'''

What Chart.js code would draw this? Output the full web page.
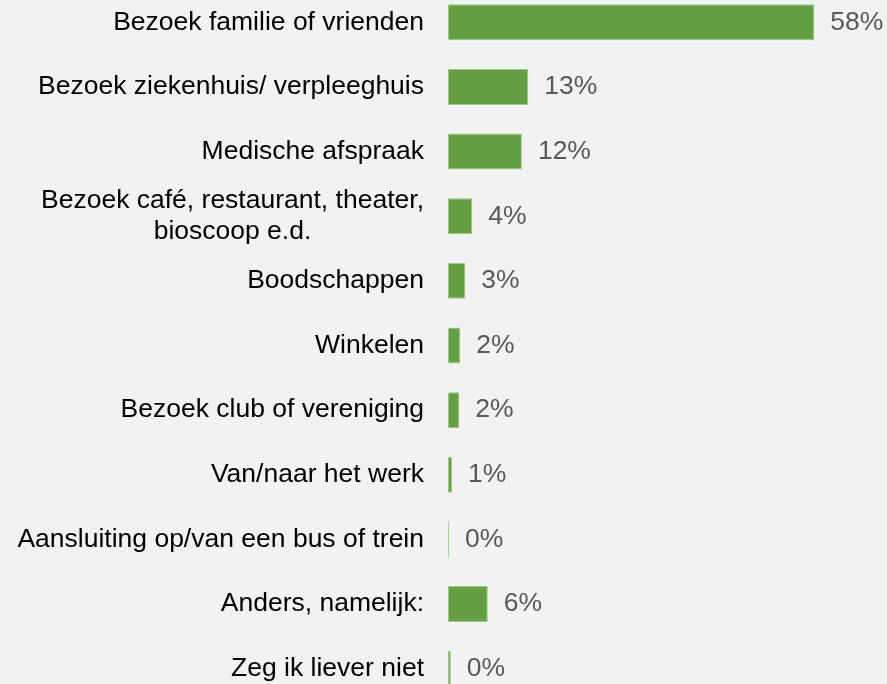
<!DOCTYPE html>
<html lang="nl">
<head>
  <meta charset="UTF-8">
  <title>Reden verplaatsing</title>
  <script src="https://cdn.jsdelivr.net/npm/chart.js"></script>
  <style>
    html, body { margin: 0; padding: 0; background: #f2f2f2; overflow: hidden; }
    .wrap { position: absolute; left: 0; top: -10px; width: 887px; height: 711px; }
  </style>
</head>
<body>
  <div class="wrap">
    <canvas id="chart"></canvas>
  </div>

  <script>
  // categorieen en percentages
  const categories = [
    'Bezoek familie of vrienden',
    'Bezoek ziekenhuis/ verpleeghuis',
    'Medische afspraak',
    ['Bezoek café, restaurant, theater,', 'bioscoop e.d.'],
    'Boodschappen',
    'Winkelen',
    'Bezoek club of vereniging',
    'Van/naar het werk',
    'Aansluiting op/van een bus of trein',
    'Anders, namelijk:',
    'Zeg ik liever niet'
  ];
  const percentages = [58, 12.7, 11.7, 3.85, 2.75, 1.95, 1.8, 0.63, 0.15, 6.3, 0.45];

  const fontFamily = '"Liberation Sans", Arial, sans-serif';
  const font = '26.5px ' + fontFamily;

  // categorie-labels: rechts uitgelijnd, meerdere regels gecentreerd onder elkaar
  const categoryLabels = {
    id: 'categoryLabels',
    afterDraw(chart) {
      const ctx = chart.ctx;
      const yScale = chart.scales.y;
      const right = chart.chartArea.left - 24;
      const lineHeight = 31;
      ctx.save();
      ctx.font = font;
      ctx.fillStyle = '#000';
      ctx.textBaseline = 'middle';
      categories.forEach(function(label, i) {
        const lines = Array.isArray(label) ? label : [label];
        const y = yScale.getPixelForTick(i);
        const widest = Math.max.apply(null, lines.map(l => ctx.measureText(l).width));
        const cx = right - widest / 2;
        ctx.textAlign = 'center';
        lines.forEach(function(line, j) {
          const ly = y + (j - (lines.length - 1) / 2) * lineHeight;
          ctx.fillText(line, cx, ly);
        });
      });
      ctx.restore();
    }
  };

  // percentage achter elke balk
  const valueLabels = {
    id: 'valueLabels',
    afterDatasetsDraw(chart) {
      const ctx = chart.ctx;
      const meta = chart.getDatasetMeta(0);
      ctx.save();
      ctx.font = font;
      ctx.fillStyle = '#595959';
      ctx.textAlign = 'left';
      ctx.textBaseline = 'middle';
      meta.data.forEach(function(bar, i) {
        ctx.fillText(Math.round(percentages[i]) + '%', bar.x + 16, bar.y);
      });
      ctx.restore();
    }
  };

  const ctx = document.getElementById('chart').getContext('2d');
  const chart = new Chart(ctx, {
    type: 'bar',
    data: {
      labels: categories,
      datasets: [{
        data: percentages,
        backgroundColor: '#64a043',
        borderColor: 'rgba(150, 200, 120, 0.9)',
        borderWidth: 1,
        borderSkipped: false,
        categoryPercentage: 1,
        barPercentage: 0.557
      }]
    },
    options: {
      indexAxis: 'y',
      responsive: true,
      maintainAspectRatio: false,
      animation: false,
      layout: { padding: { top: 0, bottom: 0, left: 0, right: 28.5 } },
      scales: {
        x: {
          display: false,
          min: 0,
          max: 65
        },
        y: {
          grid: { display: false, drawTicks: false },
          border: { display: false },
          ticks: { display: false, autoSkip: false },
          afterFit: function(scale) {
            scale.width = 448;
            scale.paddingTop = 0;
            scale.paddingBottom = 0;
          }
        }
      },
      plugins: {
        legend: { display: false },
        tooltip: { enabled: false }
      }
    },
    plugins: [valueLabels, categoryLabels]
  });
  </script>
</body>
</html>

'''

* WHAT YOU WILL DO
Return only the lines running from the top of the data to the line that holds "0.15, 6.3, 0.45];". Include both of those lines, but skip the pictures.

* CORRECT ANSWER
What Chart.js code would draw this? Output the full web page.
<!DOCTYPE html>
<html lang="nl">
<head>
  <meta charset="UTF-8">
  <title>Reden verplaatsing</title>
  <script src="https://cdn.jsdelivr.net/npm/chart.js"></script>
  <style>
    html, body { margin: 0; padding: 0; background: #f2f2f2; overflow: hidden; }
    .wrap { position: absolute; left: 0; top: -10px; width: 887px; height: 711px; }
  </style>
</head>
<body>
  <div class="wrap">
    <canvas id="chart"></canvas>
  </div>

  <script>
  // categorieen en percentages
  const categories = [
    'Bezoek familie of vrienden',
    'Bezoek ziekenhuis/ verpleeghuis',
    'Medische afspraak',
    ['Bezoek café, restaurant, theater,', 'bioscoop e.d.'],
    'Boodschappen',
    'Winkelen',
    'Bezoek club of vereniging',
    'Van/naar het werk',
    'Aansluiting op/van een bus of trein',
    'Anders, namelijk:',
    'Zeg ik liever niet'
  ];
  const percentages = [58, 12.7, 11.7, 3.85, 2.75, 1.95, 1.8, 0.63, 0.15, 6.3, 0.45];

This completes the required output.